A ciência histórica nos ajuda a não romantizar o episódio. A Galileia era explorada economicamente pelo império romano, e os pescadores sofriam com tributos pesados. A cena mostra que Jesus não chama para uma espiritualidade alienada, mas para uma missão enraizada na realidade social. A abundância de peixes é símbolo de uma nova economia da graça, não de lucro, mas de partilha.
Esse texto, lido hoje, é convite e denúncia. Convida a sair da margem da fé superficial e a lançar-se na profundidade da Palavra. Denuncia o cristianismo reduzido a espetáculo, a consumo religioso, a mercadoria vendida em templos e redes sociais. Denuncia o clericalismo que sufoca os leigos e a teologia da prosperidade que transforma o Evangelho em barganha. Denuncia também o individualismo religioso que esquece a comunidade e só busca benefícios pessoais.
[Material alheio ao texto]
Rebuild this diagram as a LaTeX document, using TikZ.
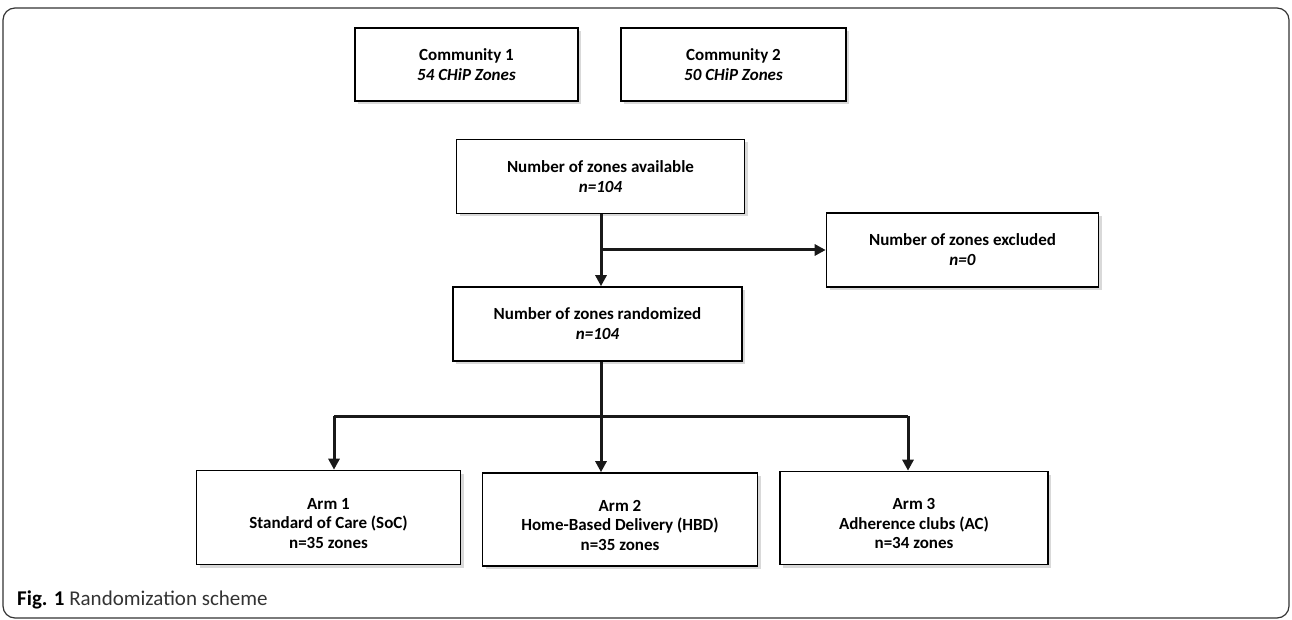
\documentclass[tikz,border=0pt]{standalone}
\usepackage{fontspec}
\setmainfont{Carlito}
\usetikzlibrary{arrows.meta,shadows}
\tikzset{
  box/.style={draw=black, line width=1.6pt, fill=white, align=center, inner sep=0pt,
    font=\fontsize{17}{20}\selectfont\bfseries,
    drop shadow={shadow xshift=3pt, shadow yshift=-3pt, opacity=0.3, fill=gray}},
  armbox/.style={box, font=\fontsize{17}{19.5}\selectfont\bfseries},
  conn/.style={line width=3pt, draw=black!90},
  arrow/.style={conn, -{Triangle[length=11pt,width=11pt]}},
  frame/.style={draw=black!80, line width=1.2pt, rounded corners=12pt}
}
\newcommand{\armstrut}{\rule{0pt}{23pt}}
\begin{document}
\begin{tikzpicture}[x=1pt,y=-1pt]
\useasboundingbox (0,0) rectangle (1292,620);
\draw[frame] (3,8) rectangle (1289,618);
\node[box, minimum width=223pt, minimum height=73pt] (c1) at (466.5,64.5) {Community 1\\\textit{54 CHiP Zones}};
\node[box, minimum width=225pt, minimum height=73pt] (c2) at (733.5,64.5) {Community 2\\\textit{50 CHiP Zones}};
\node[box, minimum width=288pt, minimum height=74pt] (avail) at (600.5,176.5) {Number of zones available\\\textit{n=104}};
\node[box, minimum width=272pt, minimum height=74pt] (excl) at (962.5,250) {Number of zones excluded\\\textit{n=0}};
\node[box, minimum width=289pt, minimum height=74pt] (rand) at (597.5,324) {Number of zones randomized\\\textit{n=104}};
\node[armbox, minimum width=264pt, minimum height=94pt] (arm1) at (328.5,517.5) {\armstrut Arm 1\\Standard of Care (SoC)\\n=35 zones};
\node[armbox, minimum width=275pt, minimum height=93pt] (arm2) at (620,519.5) {\armstrut Arm 2\\Home-Based Delivery (HBD)\\n=35 zones};
\node[armbox, minimum width=268pt, minimum height=93pt] (arm3) at (914,518) {\armstrut Arm 3\\Adherence clubs (AC)\\n=34 zones};
\coordinate (br) at (601,250);
\coordinate (split) at (601,416);
\coordinate (l) at (334,416);
\coordinate (r) at (908,416);
\draw[arrow] (br |- avail.south) -- (br |- rand.north);
\draw[arrow] (br) -- (excl.west);
\draw[conn] (split |- rand.south) -- (split);
\draw[conn] (l) -- (r);
\draw[arrow] (l) -- (l |- arm1.north);
\draw[arrow] (split) -- (split |- arm2.north);
\draw[arrow] (r) -- (r |- arm3.north);
\node[anchor=west, inner sep=0pt, font=\fontsize{21}{23}\selectfont] (cap) at (17,600) {\textbf{Fig. 1} \textcolor{black!80}{Randomization scheme}};
\end{tikzpicture}
\end{document}
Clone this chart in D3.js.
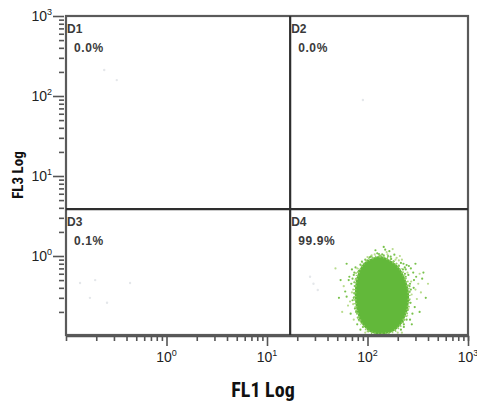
<!DOCTYPE html>
<html>
<head>
<meta charset="utf-8">
<script src="https://cdn.jsdelivr.net/npm/d3@7"></script>
<style>
  body { margin: 0; background: #fff; }
  svg { display: block; }
  .axis-title { font-family: "Liberation Sans Narrow", "Roboto Condensed", "DejaVu Sans Condensed", "Liberation Sans", sans-serif; font-weight: bold; font-stretch: condensed; fill: #111; }
  .tick-label { font-family: "Liberation Sans Narrow", "Liberation Sans", Arial, sans-serif; fill: #222; }
  .quad { font-family: "Liberation Sans", Arial, sans-serif; font-weight: bold; fill: #3a3a3a; }
</style>
</head>
<body>
<div id="chart"></div>
<script>
const WIDTH = 477;
const HEIGHT = 410;

// axis decades and labels
const X_DOMAIN = [0.1, 1000];
const Y_DOMAIN = [0.1, 1000];
const X_MAJOR = [1, 10, 100, 1000];
const Y_MAJOR = [1, 10, 100, 1000];
const X_EXPONENTS = ["0", "1", "2", "3"];
const Y_EXPONENTS = ["0", "1", "2", "3"];

// quadrant gates (FL1, FL3) and their stats
const GATE_FL1 = 17;
const GATE_FL3 = 3.85;
const QUAD_NAMES = ["D1", "D2", "D3", "D4"];
const QUAD_PERCENTS = ["0.0%", "0.0%", "0.1%", "99.9%"];

// outline of the dense population in D4, [FL1, FL3]
const CORE_OUTLINE = [
  [111, 0.94], [133, 1.0], [160, 0.92], [201, 0.75], [236, 0.53],
  [259, 0.33], [247, 0.20], [210, 0.133], [167, 0.109], [111, 0.109],
  [88, 0.141], [77, 0.224], [75, 0.376], [80, 0.596], [92, 0.82]
];

// sparse events around the population, [FL1, FL3]
const FRINGE_EVENTS = [
  [58, 0.42], [62, 0.31], [66, 0.55], [64, 0.24], [70, 0.68], [68, 0.19], [72, 0.38],
  [71, 0.28], [74, 0.47], [73, 0.16], [76, 0.72], [75, 0.22], [78, 0.33], [69, 0.45],
  [60, 0.36], [77, 0.61], [79, 0.14], [65, 0.5], [67, 0.27], [73, 0.58],
  [262, 0.42], [275, 0.33], [290, 0.5], [268, 0.26], [300, 0.38], [285, 0.62], [270, 0.7],
  [310, 0.29], [255, 0.58], [280, 0.19], [320, 0.45], [295, 0.23], [265, 0.16], [340, 0.35],
  [258, 0.75], [305, 0.55], [272, 0.48], [288, 0.4], [350, 0.52], [330, 0.6], [276, 0.14],
  [95, 0.9], [110, 1.02], [125, 1.08], [140, 1.05], [155, 1.12], [170, 0.98], [185, 1.04],
  [205, 0.88], [120, 1.18], [150, 1.2], [100, 0.97], [135, 0.99], [165, 1.15], [195, 0.95],
  [215, 0.82], [88, 0.85], [178, 1.22], [115, 0.93], [145, 1.3], [210, 1.0],
  [85, 0.78], [82, 0.65], [90, 0.72], [228, 0.8], [240, 0.68], [220, 0.9], [245, 0.77],
  [85, 0.12], [95, 0.11], [80, 0.17], [230, 0.13], [220, 0.11], [245, 0.16], [250, 0.21],
  [86, 0.15], [78, 0.52], [80, 0.3], [82, 0.2], [236, 0.6], [248, 0.4], [240, 0.25],
  [225, 0.15], [105, 0.96], [190, 0.9], [160, 1.0], [52, 0.3], [48, 0.7], [54, 0.5],
  [380, 0.3], [400, 0.45], [360, 0.62], [62, 0.8], [56, 0.2], [300, 0.8], [330, 0.2],
  [72, 0.25], [74, 0.34], [75, 0.42], [76, 0.5], [74, 0.62], [77, 0.2], [79, 0.7],
  [73, 0.3], [71, 0.52], [70, 0.35], [100, 0.88], [108, 0.98], [118, 1.05], [130, 1.06],
  [145, 1.02], [158, 1.05], [172, 0.92], [182, 0.86], [195, 0.8], [205, 0.76], [98, 0.8],
  [92, 0.76], [225, 0.68], [240, 0.55], [252, 0.48], [262, 0.36], [258, 0.28], [255, 0.22],
  [245, 0.3], [265, 0.45], [250, 0.62], [235, 0.72], [270, 0.38], [248, 0.18], [230, 0.14],
  [215, 0.12], [200, 0.11], [90, 0.13], [82, 0.16], [100, 0.115]
];

// faint stray events in the other quadrants, [FL1, FL3]
const STRAY_EVENTS = [
  [0.24, 211], [0.32, 158], [90, 89],
  [0.138, 0.46], [0.195, 0.5], [0.256, 0.26], [0.434, 0.46], [0.173, 0.3],
  [26.8, 0.55], [32, 0.376], [29, 0.45]
];

const X_SCALE = d3.scaleLog().domain(X_DOMAIN).range([66, 468]);
const Y_SCALE = d3.scaleLog().domain(Y_DOMAIN).range([336, 16]);

const SVG = d3.select("#chart").append("svg")
  .attr("width", WIDTH)
  .attr("height", HEIGHT);

const PLOT_LEFT = X_SCALE(X_DOMAIN[0]);
const PLOT_RIGHT = X_SCALE(X_DOMAIN[1]);
const PLOT_TOP = Y_SCALE(Y_DOMAIN[1]);
const PLOT_BOTTOM = Y_SCALE(Y_DOMAIN[0]) - 1;

SVG.append("defs").append("clipPath").attr("id", "plot-clip")
  .append("rect")
  .attr("x", PLOT_LEFT).attr("y", PLOT_TOP)
  .attr("width", PLOT_RIGHT - PLOT_LEFT).attr("height", PLOT_BOTTOM - PLOT_TOP);

const DOTS = SVG.append("g").attr("clip-path", "url(#plot-clip)");

DOTS.selectAll("circle.stray")
  .data(STRAY_EVENTS)
  .enter()
  .append("circle")
  .attr("class", "stray")
  .attr("cx", (d) => X_SCALE(d[0]))
  .attr("cy", (d) => Y_SCALE(d[1]))
  .attr("r", 1.2)
  .attr("fill", "#e4e7ea");

DOTS.selectAll("circle.fringe")
  .data(FRINGE_EVENTS)
  .enter()
  .append("circle")
  .attr("class", "fringe")
  .attr("cx", (d) => X_SCALE(d[0]))
  .attr("cy", (d) => Y_SCALE(d[1]))
  .attr("r", 1.1)
  .attr("fill", (d, i) => (i % 3 === 0 ? "#b9dc8e" : "#79c24c"));

const CORE_LINE = d3.line()
  .x((d) => X_SCALE(d[0]))
  .y((d) => Y_SCALE(d[1]))
  .curve(d3.curveCatmullRomClosed);

DOTS.append("path")
  .datum(CORE_OUTLINE)
  .attr("d", CORE_LINE)
  .attr("fill", "#62b83a")
  .attr("stroke", "#8fcb62")
  .attr("stroke-width", 3)
  .attr("stroke-dasharray", "1.5 2 1 2.5");

// plot frame and quadrant gates
SVG.append("rect")
  .attr("x", PLOT_LEFT)
  .attr("y", PLOT_TOP)
  .attr("width", PLOT_RIGHT - PLOT_LEFT)
  .attr("height", PLOT_BOTTOM - PLOT_TOP)
  .attr("fill", "none")
  .attr("stroke", "#5a5a5a")
  .attr("stroke-width", 2.2);

SVG.append("line")
  .attr("x1", X_SCALE(GATE_FL1)).attr("x2", X_SCALE(GATE_FL1))
  .attr("y1", PLOT_TOP).attr("y2", PLOT_BOTTOM)
  .attr("stroke", "#2e2e2e").attr("stroke-width", 2.2);

SVG.append("line")
  .attr("x1", PLOT_LEFT).attr("x2", PLOT_RIGHT)
  .attr("y1", Y_SCALE(GATE_FL3)).attr("y2", Y_SCALE(GATE_FL3))
  .attr("stroke", "#2e2e2e").attr("stroke-width", 2.2);

// quadrant labels
const QUAD_POS = [
  [PLOT_LEFT, PLOT_TOP],
  [X_SCALE(GATE_FL1), PLOT_TOP],
  [PLOT_LEFT, Y_SCALE(GATE_FL3)],
  [X_SCALE(GATE_FL1), Y_SCALE(GATE_FL3)]
];

QUAD_NAMES.forEach((name, i) => {
  const [qx, qy] = QUAD_POS[i];
  SVG.append("text")
    .attr("class", "quad")
    .attr("x", qx + 1)
    .attr("y", qy + 17)
    .style("font-size", "12px")
    .text(name);
  SVG.append("text")
    .attr("class", "quad")
    .attr("x", qx + 8)
    .attr("y", qy + 36)
    .style("font-size", "12px")
    .style("letter-spacing", "0.6px")
    .text(QUAD_PERCENTS[i]);
});

// axes
const X_MINOR = X_SCALE.ticks().filter((v) => X_MAJOR.indexOf(v) < 0 && v > X_DOMAIN[0]);
const Y_MINOR = Y_SCALE.ticks().filter((v) => Y_MAJOR.indexOf(v) < 0 && v > Y_DOMAIN[0]);

const X_AXIS_Y = Y_SCALE(Y_DOMAIN[0]);

const X_AXIS_G = SVG.append("g").attr("transform", "translate(0," + X_AXIS_Y + ")");
X_AXIS_G.append("g")
  .call(d3.axisBottom(X_SCALE).tickValues(X_MINOR).tickSize(5).tickFormat(""));
X_AXIS_G.append("g")
  .call(d3.axisBottom(X_SCALE).tickValues(X_MAJOR).tickSize(10).tickFormat(""))
  .select(".domain").remove();
X_AXIS_G.selectAll("path, line")
  .attr("stroke", "#555")
  .attr("stroke-width", 1.6);

const Y_AXIS_G = SVG.append("g").attr("transform", "translate(64,0)");
Y_AXIS_G.append("g")
  .call(d3.axisLeft(Y_SCALE).tickValues(Y_MINOR).tickSize(5).tickFormat(""));
Y_AXIS_G.append("g")
  .call(d3.axisLeft(Y_SCALE).tickValues(Y_MAJOR).tickSize(11).tickFormat(""));
Y_AXIS_G.selectAll(".domain").remove();
Y_AXIS_G.selectAll("line")
  .attr("stroke", "#555")
  .attr("stroke-width", 1.6);

X_MAJOR.forEach((v, i) => {
  const t = SVG.append("text")
    .attr("class", "tick-label")
    .attr("x", X_SCALE(v))
    .attr("y", 362)
    .attr("text-anchor", "middle")
    .style("font-size", "14px");
  t.append("tspan").text("10");
  t.append("tspan").attr("dy", -6).style("font-size", "9px").text(X_EXPONENTS[i]);
});

Y_MAJOR.forEach((v, i) => {
  const t = SVG.append("text")
    .attr("class", "tick-label")
    .attr("x", 52)
    .attr("y", Y_SCALE(v) + 5)
    .attr("text-anchor", "end")
    .style("font-size", "14px");
  t.append("tspan").text("10");
  t.append("tspan").attr("dy", -6).style("font-size", "9px").text(Y_EXPONENTS[i]);
});

SVG.append("text")
  .attr("class", "axis-title")
  .attr("x", 263)
  .attr("y", 397)
  .attr("text-anchor", "middle")
  .style("font-size", "20px")
  .text("FL1 Log");

SVG.append("text")
  .attr("class", "axis-title")
  .attr("transform", "translate(23,175) rotate(-90)")
  .attr("text-anchor", "middle")
  .style("font-size", "15px")
  .text("FL3 Log");
</script>
</body>
</html>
Os documentos da Igreja reforçam esse chamado. A Dei Verbum (n. 21) lembra que a Palavra é alimento da alma. A Gaudium et Spes nos recorda que as alegrias e esperanças, as tristezas e angústias dos homens são também as da Igreja. A Christus Vivit fala aos jovens: “Não tenhas medo de arriscar e lançar-se em águas profundas” (cf. n. 132-134). O Documento de Aparecida (n. 362) insiste: a Igreja deve estar em estado permanente de missão. A Fratelli Tutti sonha com uma fraternidade universal que rompe muros e constrói pontes.
O evangelho de Lucas 5,1-11 é, portanto, uma palavra profética para hoje. Somos convidados a reconhecer nossos cansaços e fracassos, mas a confiar na Palavra que nos pede o impossível. Somos chamados a obedecer mesmo contra a lógica, a avançar para águas profundas, a viver uma fé que não é mercadoria, mas graça gratuita. Somos chamados a formar comunidades missionárias, não elites religiosas. Somos chamados a transformar redes vazias em abundância compartilhada.
Assim, repetimos as palavras de Jesus a Pedro: “Não tenhas medo”. Não tenhamos medo de enfrentar nossos fracassos, de sair de nossas zonas de conforto, de arriscar no mar aberto da vida. Quem obedece à Palavra experimenta a abundância. Quem segue Jesus, mesmo na fraqueza, se torna pescador de homens e mulheres, não para aprisionar, mas para libertar. Avancemos, pois, para águas mais profundas.